### Given problem:
Reproduce exactly, with no pictures, each line from the opening of the material down through the line containing "line_texts.append(row)".

### Provided data:
** BEGIN **

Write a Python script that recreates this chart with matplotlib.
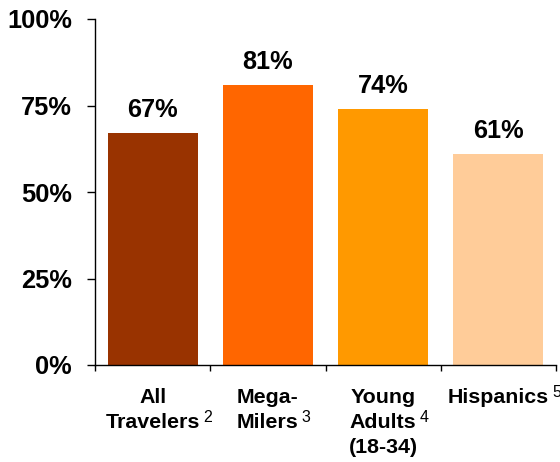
import matplotlib
matplotlib.use("Agg")
import matplotlib.pyplot as plt
import matplotlib.transforms as mtransforms

# ---- data ----
categories = [["All", "Travelers"], ["Mega-", "Milers"], ["Young", "Adults", "(18-34)"], ["Hispanics"]]
footnotes = ["2", "3", "4", "5"]
footnote_line = [1, 1, 1, 0]
values = [67, 81, 74, 61]
colors = ["#993300", "#FF6600", "#FF9900", "#FFCC99"]
yticks = [0, 25, 50, 75, 100]
ytick_labels = ["0%", "25%", "50%", "75%", "100%"]

plt.rcParams["font.family"] = ["Liberation Sans", "DejaVu Sans"]

W, H, DPI = 560, 462, 100
fig = plt.figure(figsize=(W / DPI, H / DPI), dpi=DPI)
ax = fig.add_axes([95 / W, (H - 365) / H, (556 - 95) / W, (365 - 19) / H])

x = list(range(len(values)))
ax.bar(x, values, width=0.78, color=colors, zorder=2)

ax.set_xlim(-0.5, len(values) - 0.5)
ax.set_ylim(0, 100)
ax.set_yticks(yticks)
ax.set_yticklabels(ytick_labels, fontsize=18.3, fontweight="bold")
ax.set_xticks([i - 0.5 for i in range(len(values) + 1)])
ax.set_xticklabels([])
ax.tick_params(axis="y", direction="out", length=6, width=1, pad=10.5)
ax.tick_params(axis="x", direction="out", length=4.5, width=1)
for s in ["top", "right"]:
    ax.spines[s].set_visible(False)
for s in ["left", "bottom"]:
    ax.spines[s].set_linewidth(1.0)

# value labels
for xi, v in zip(x, values):
    ax.annotate(f"{v}%", xy=(xi, v), xytext=(0, 11.5), textcoords="offset points",
                ha="center", va="baseline", fontsize=18.3, fontweight="bold")

# category labels
blend = mtransforms.blended_transform_factory(ax.transData, ax.transAxes)
line_texts = []
for xi, lines in enumerate(categories):
    row = []
    for li, line in enumerate(lines):
        offset_px = 38 + 25 * li
        tr = mtransforms.offset_copy(blend, fig=fig, x=0, y=-offset_px * 72 / DPI, units="points")
        t = ax.text(xi, 0, line, transform=tr, ha="center", va="baseline",
                    fontsize=15.4, fontweight="bold", clip_on=False)
        row.append((t, offset_px))
    line_texts.append(row)

fig.canvas.draw()
renderer = fig.canvas.get_renderer()
for xi, (row, fn, fl) in enumerate(zip(line_texts, footnotes, footnote_line)):
    t, offset_px = row[fl]
    bb = t.get_window_extent(renderer)
    y_base_disp = ax.transAxes.transform((0, 0))[1] - offset_px
    fig.text((bb.x1 + 3) / W, (y_base_disp + 6) / H, fn, ha="left", va="baseline",
             fontsize=11.5)

fig.savefig("out.png", dpi=DPI)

** END **

### Output of the exercise:
Write a Python script that recreates this chart with matplotlib.
import matplotlib
matplotlib.use("Agg")
import matplotlib.pyplot as plt
import matplotlib.transforms as mtransforms

# ---- data ----
categories = [["All", "Travelers"], ["Mega-", "Milers"], ["Young", "Adults", "(18-34)"], ["Hispanics"]]
footnotes = ["2", "3", "4", "5"]
footnote_line = [1, 1, 1, 0]
values = [67, 81, 74, 61]
colors = ["#993300", "#FF6600", "#FF9900", "#FFCC99"]
yticks = [0, 25, 50, 75, 100]
ytick_labels = ["0%", "25%", "50%", "75%", "100%"]

plt.rcParams["font.family"] = ["Liberation Sans", "DejaVu Sans"]

W, H, DPI = 560, 462, 100
fig = plt.figure(figsize=(W / DPI, H / DPI), dpi=DPI)
ax = fig.add_axes([95 / W, (H - 365) / H, (556 - 95) / W, (365 - 19) / H])

x = list(range(len(values)))
ax.bar(x, values, width=0.78, color=colors, zorder=2)

ax.set_xlim(-0.5, len(values) - 0.5)
ax.set_ylim(0, 100)
ax.set_yticks(yticks)
ax.set_yticklabels(ytick_labels, fontsize=18.3, fontweight="bold")
ax.set_xticks([i - 0.5 for i in range(len(values) + 1)])
ax.set_xticklabels([])
ax.tick_params(axis="y", direction="out", length=6, width=1, pad=10.5)
ax.tick_params(axis="x", direction="out", length=4.5, width=1)
for s in ["top", "right"]:
    ax.spines[s].set_visible(False)
for s in ["left", "bottom"]:
    ax.spines[s].set_linewidth(1.0)

# value labels
for xi, v in zip(x, values):
    ax.annotate(f"{v}%", xy=(xi, v), xytext=(0, 11.5), textcoords="offset points",
                ha="center", va="baseline", fontsize=18.3, fontweight="bold")

# category labels
blend = mtransforms.blended_transform_factory(ax.transData, ax.transAxes)
line_texts = []
for xi, lines in enumerate(categories):
    row = []
    for li, line in enumerate(lines):
        offset_px = 38 + 25 * li
        tr = mtransforms.offset_copy(blend, fig=fig, x=0, y=-offset_px * 72 / DPI, units="points")
        t = ax.text(xi, 0, line, transform=tr, ha="center", va="baseline",
                    fontsize=15.4, fontweight="bold", clip_on=False)
        row.append((t, offset_px))
    line_texts.append(row)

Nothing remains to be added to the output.